On Sets That Encode Themselves
Taeyoung Em
TL;DR
This work investigates self-encoding sets by mapping intricate relationships among introenumerable, introreducible, majorenumerable, majorreducible, regressive, and retraceable notions. It develops forcing methods to patch uniform witnesses into nonuniform objects, thereby constructing novel introenumerable sets and showing that uniformity can be reversed to yield nontrivial self-encoding behavior. The paper also clarifies a comprehensive separation landscape, proving several notions are distinct and providing tools to build sets with prescribed combinatorial and computability properties.
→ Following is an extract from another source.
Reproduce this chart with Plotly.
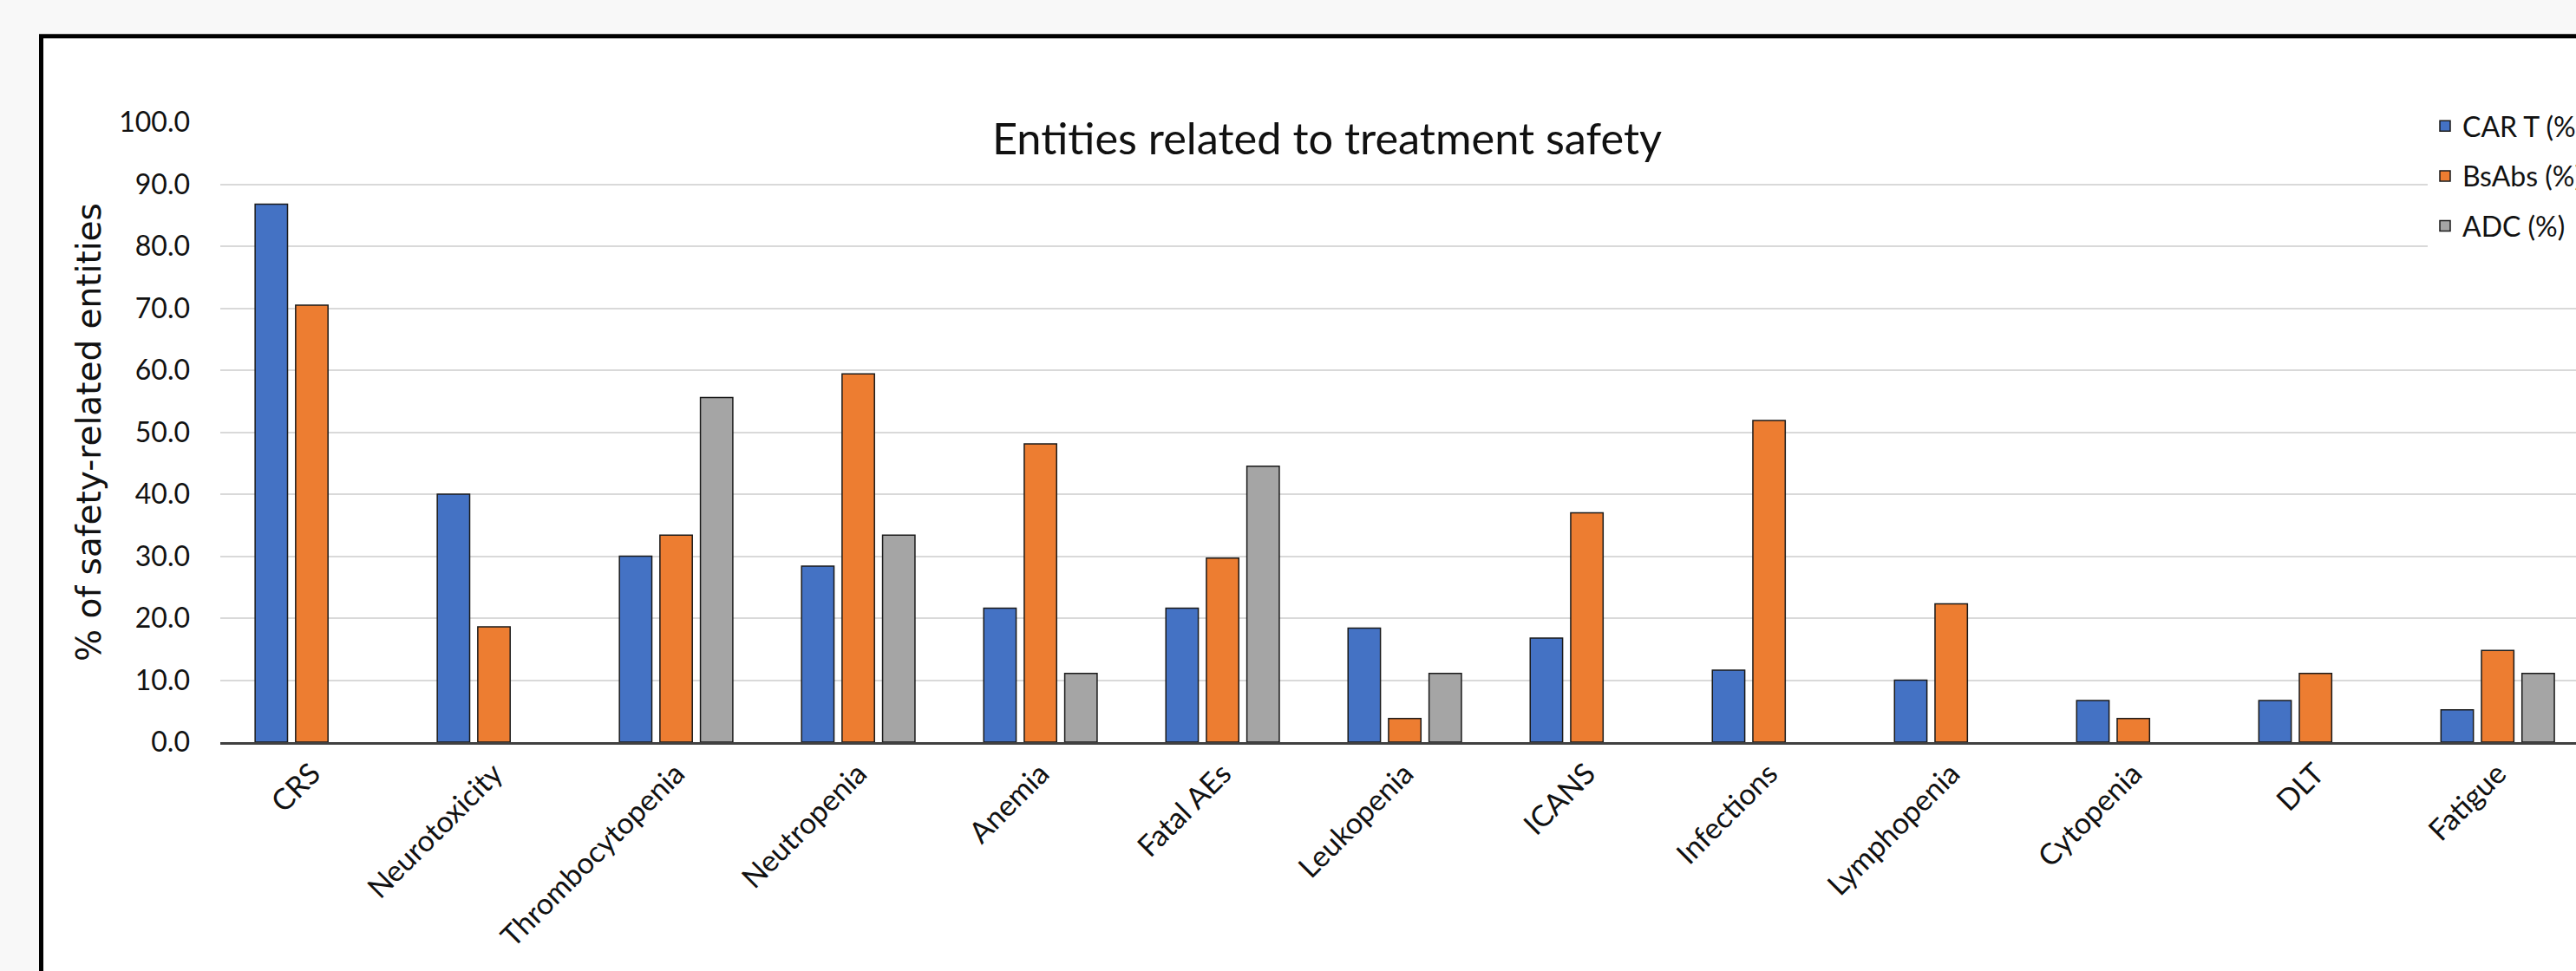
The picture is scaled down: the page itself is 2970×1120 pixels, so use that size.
import plotly.graph_objects as go

# Share of safety-related entities reported per treatment modality (%)
categories = ["CRS", "Neurotoxicity", "Thrombocytopenia", "Neutropenia", "Anemia",
              "Fatal AEs", "Leukopenia", "ICANS", "Infections", "Lymphopenia",
              "Cytopenia", "DLT", "Fatigue"]
car_t = [86.8, 40.0, 30.0, 28.4, 21.6, 21.6, 18.4, 16.8, 11.6, 10.0, 6.7, 6.7, 5.2]
bsabs = [70.5, 18.6, 33.4, 59.4, 48.1, 29.7, 3.8, 37.0, 51.9, 22.3, 3.8, 11.1, 14.8]
adc = [None, None, 55.6, 33.4, 11.1, 44.5, 11.1, None, None, None, None, None, 11.1]

series_names = ["CAR T (%)", "BsAbs (%)", "ADC (%)"]
series_values = [car_t, bsabs, adc]
series_colors = ["#4472C4", "#ED7D31", "#A5A5A5"]

W, H = 2970, 1120
ML, MR, MT, MB = 254, 0, 141, 263.5
PW, PH = W - ML - MR, H - MT - MB


def px_x(p):
    """Pixel column -> paper x (plot-area relative)."""
    return (p - ML) / PW


def px_y(p):
    """Pixel row -> paper y (plot-area relative)."""
    return (H - MB - p) / PH


fig = go.Figure()
for name, vals, color in zip(series_names, series_values, series_colors):
    fig.add_trace(go.Bar(
        x=categories, y=vals, name=name, legendgroup=name,
        marker=dict(color=color, line=dict(color="#1a1a1a", width=1.5)),
    ))

shapes = [
    # chart frame with a heavy outline, running off the right and bottom edges
    dict(type="rect", xref="paper", yref="paper", layer="below",
         x0=px_x(47.5), x1=px_x(W + 60), y0=px_y(H + 60), y1=px_y(41.8),
         fillcolor="white", line=dict(color="black", width=5)),
    # white patch behind the title so the top gridline breaks around it
    dict(type="rect", xref="paper", yref="paper", layer="above",
         x0=px_x(1140), x1=px_x(1918), y0=px_y(192), y1=px_y(118),
         fillcolor="white", line=dict(width=0)),
]

fig.update_layout(
    width=W, height=H,
    margin=dict(l=ML, r=MR, t=MT, b=MB, pad=0, autoexpand=False),
    paper_bgcolor="#f8f8f8", plot_bgcolor="white",
    barmode="group", bargap=0.333, bargroupgap=0.2,
    font=dict(family="Lato, sans-serif", color="#111111"),
    title=dict(text="Entities related to treatment safety",
               font=dict(family="Lato, sans-serif", size=50.5, color="#111111"),
               xref="container", x=1530 / W, xanchor="center",
               yref="container", y=1 - 160 / H, yanchor="middle"),
    legend=dict(xref="container", x=2799 / W, xanchor="left",
                yref="container", y=1 - 118 / H, yanchor="top",
                bgcolor="white", borderwidth=0, tracegroupgap=13,
                font=dict(family="Lato, sans-serif", size=32, color="#111111")),
    shapes=shapes,
    xaxis=dict(range=[-0.5024, 12.43], tickangle=-45, ticks="",
               tickfont=dict(family="Lato, sans-serif", size=34, color="#111111"),
               showgrid=False, showline=True, linecolor="#404040", linewidth=3),
    yaxis=dict(range=[0, 100], dtick=10, tick0=0, tickformat=".1f", ticks="",
               showgrid=True, gridcolor="#d9d9d9", gridwidth=2,
               zeroline=False, showline=False, ticklabelstandoff=34,
               tickfont=dict(family="Lato, sans-serif", size=32, color="#111111"),
               title=dict(text="% of safety-related entities", standoff=8,
                          font=dict(family="DejaVu Sans", size=39, color="#111111"))),
)

fig.write_html("out.html")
These results deepen the understanding of how partial information can recover original sets and offer new avenues for constructing and separating self-encoding families in computability theory.
Abstract
Given partial information about a set, we are interested in fully recovering the original set from what is given. If a set encodes itself robustly, any partial information about the set suffices to fully recover the information about the original set. Jockusch defined a set $A$ to be introenumerable if each infinite subset of $A$ can enumerate $A$, and this is an example of a set which encodes itself. There are several other notions capturing self-encoding differently. We say $A$ is uniformly introenumerable if each infinite subset of $A$ can uniformly enumerate $A$, whereas $A$ is introreducible if each infinite subset of $A$ can compute $A$. We investigate properties of various notions of self-encoding and prove new results on their interactions. Greenberg, Harrison-Trainor, Patey, and Turetsky showed that we can always find some uniformity from an introenumerable set. We show that this can be reversed: we can construct an introenumerable set by patching up uniformity. This gives a rise to a new method of constructing a nontrivial introenumerable or introreducible set.